Compañía Cervecerías Unidas S.A.
- Type: Sociedad Anónima
- Traded as: BCS: CCU NYSE: CCU
- Industry: Beverages & foods
- Founded: 1902
- Headquarters: Santiago,
- Key people: Andrónico Luksic Craig, (Chairman) Patricio Jottar, (CEO)
- Products: Beer wine soft drinks cider pisco spirits foods
- Revenue: US$2.2 billion (2017)
- Net income: US$232.5 million (2017)
- Number of employees: 8,000
- Website: www.ccu.cl

= Compañía de las Cervecerías Unidas =

Chilean producer of diversified beverages

Compañía Cervecerías Unidas S.A. (commonly abbreviated to CCU) is a Chilean producer of diversified beverages founded in 1902. The company produces both alcoholic and non-alcoholic beverages, also operating in the food sector. They have operations in Chile, Argentina, Bolivia, Colombia, Paraguay, Uruguay and Peru.

CCU is notably far from obscurity in South America and is somewhat diverse. It is Chile's largest brewer, the second largest soft drink producer, the second largest wine producer, the largest bottler of mineral water and fruit-based beverages in Chile, one of the largest pisco producers in the region, and it participates in the candy manufacturing business. CCU is the second-largest brewer in Argentina and also participates in the cider, spirits and wine industries. In Uruguay and Paraguay, the Company is present in the beer, mineral and bottled water, soft drinks and fruit-based beverage categories. In Bolivia, CCU participates in the beer, water, soft drinks and malt beverage categories. In Colombia, the Company participates in the beer industry and in Peru, in the pisco industry.

The CCU product portfolio includes its own brands, as well as licensed and imported brands, maintaining licensing agreements and / or joint ventures with Heineken International N.V., Anheuser-Busch Inc. (now a wholly owned subsidiary of Anheuser-Busch InBev N.V.), PepsiCo Inc., Paulaner Brewery GmbH & Co. KG, (Brau Holding International GmbH & Co. KGaA), Keurig Dr Pepper Inc. (formerly Cadbury Schweppes and Dr Pepper Snapple Group Inc.), Guinness Brewery (a subsidiary of Diageo Plc), and Societe des Produits Nestlé S.A..

In 1957, the first digital computer arrived in Chile after the CCU purchased a Univac to be delivered to Valparaíso.

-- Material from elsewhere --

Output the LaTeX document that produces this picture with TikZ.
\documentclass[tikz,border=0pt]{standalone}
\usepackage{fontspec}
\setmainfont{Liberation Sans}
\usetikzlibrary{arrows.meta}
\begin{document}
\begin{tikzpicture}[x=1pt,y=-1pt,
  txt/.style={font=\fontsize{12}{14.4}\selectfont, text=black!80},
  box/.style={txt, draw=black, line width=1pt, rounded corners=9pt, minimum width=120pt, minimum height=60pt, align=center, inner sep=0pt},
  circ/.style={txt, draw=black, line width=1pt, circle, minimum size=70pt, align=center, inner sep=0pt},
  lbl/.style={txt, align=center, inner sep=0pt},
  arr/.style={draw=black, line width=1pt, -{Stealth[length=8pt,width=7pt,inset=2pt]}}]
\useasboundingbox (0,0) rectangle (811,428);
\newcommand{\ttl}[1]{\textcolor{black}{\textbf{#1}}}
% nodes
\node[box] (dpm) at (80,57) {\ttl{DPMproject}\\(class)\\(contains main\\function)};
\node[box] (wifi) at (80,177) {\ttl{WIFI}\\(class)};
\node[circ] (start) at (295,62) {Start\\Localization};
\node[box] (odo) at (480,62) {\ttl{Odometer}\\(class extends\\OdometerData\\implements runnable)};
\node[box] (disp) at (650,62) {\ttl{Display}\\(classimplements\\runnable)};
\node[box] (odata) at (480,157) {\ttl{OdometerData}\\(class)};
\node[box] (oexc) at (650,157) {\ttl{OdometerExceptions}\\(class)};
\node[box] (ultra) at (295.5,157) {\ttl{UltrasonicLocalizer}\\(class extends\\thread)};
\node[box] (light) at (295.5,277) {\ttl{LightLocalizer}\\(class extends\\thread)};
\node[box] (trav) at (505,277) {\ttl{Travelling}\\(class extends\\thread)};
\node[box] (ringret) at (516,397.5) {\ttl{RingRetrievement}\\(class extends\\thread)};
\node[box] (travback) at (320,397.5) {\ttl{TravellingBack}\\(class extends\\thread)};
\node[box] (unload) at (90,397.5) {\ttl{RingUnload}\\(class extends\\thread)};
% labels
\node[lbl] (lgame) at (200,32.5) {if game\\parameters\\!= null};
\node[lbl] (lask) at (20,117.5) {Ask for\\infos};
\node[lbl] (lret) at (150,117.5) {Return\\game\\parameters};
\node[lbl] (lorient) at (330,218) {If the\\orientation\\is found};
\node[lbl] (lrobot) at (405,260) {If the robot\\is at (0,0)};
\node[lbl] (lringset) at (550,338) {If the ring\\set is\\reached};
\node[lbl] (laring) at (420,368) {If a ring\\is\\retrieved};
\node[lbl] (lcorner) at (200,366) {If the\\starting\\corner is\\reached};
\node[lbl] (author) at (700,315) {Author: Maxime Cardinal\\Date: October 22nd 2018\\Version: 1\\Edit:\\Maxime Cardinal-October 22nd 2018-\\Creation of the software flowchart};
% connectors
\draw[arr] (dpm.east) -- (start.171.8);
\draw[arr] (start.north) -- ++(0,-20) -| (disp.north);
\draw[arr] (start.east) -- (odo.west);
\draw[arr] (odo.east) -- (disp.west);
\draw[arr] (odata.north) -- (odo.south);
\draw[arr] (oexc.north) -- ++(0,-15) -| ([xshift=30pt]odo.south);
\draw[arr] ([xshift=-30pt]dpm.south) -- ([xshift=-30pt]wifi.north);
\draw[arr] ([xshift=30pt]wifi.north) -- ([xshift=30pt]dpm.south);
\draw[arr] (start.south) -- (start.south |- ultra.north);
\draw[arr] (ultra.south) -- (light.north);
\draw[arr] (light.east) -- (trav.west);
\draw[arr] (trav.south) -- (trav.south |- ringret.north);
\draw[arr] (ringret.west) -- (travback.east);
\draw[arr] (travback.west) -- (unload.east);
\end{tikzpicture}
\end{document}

The machine was one of the first documented cases in the history of computer science in South America.

In December 2003, the company commissioned a series of commercials for Cerveza Cristal, which were broadcast at the beginning of each advertising period during the broadcast of films from the Star Wars saga on Canal 13, so that the spots seemed to be continuations of the preceding scenes. The campaign, titled The Force is with Cristal Beer, was awarded at various international events.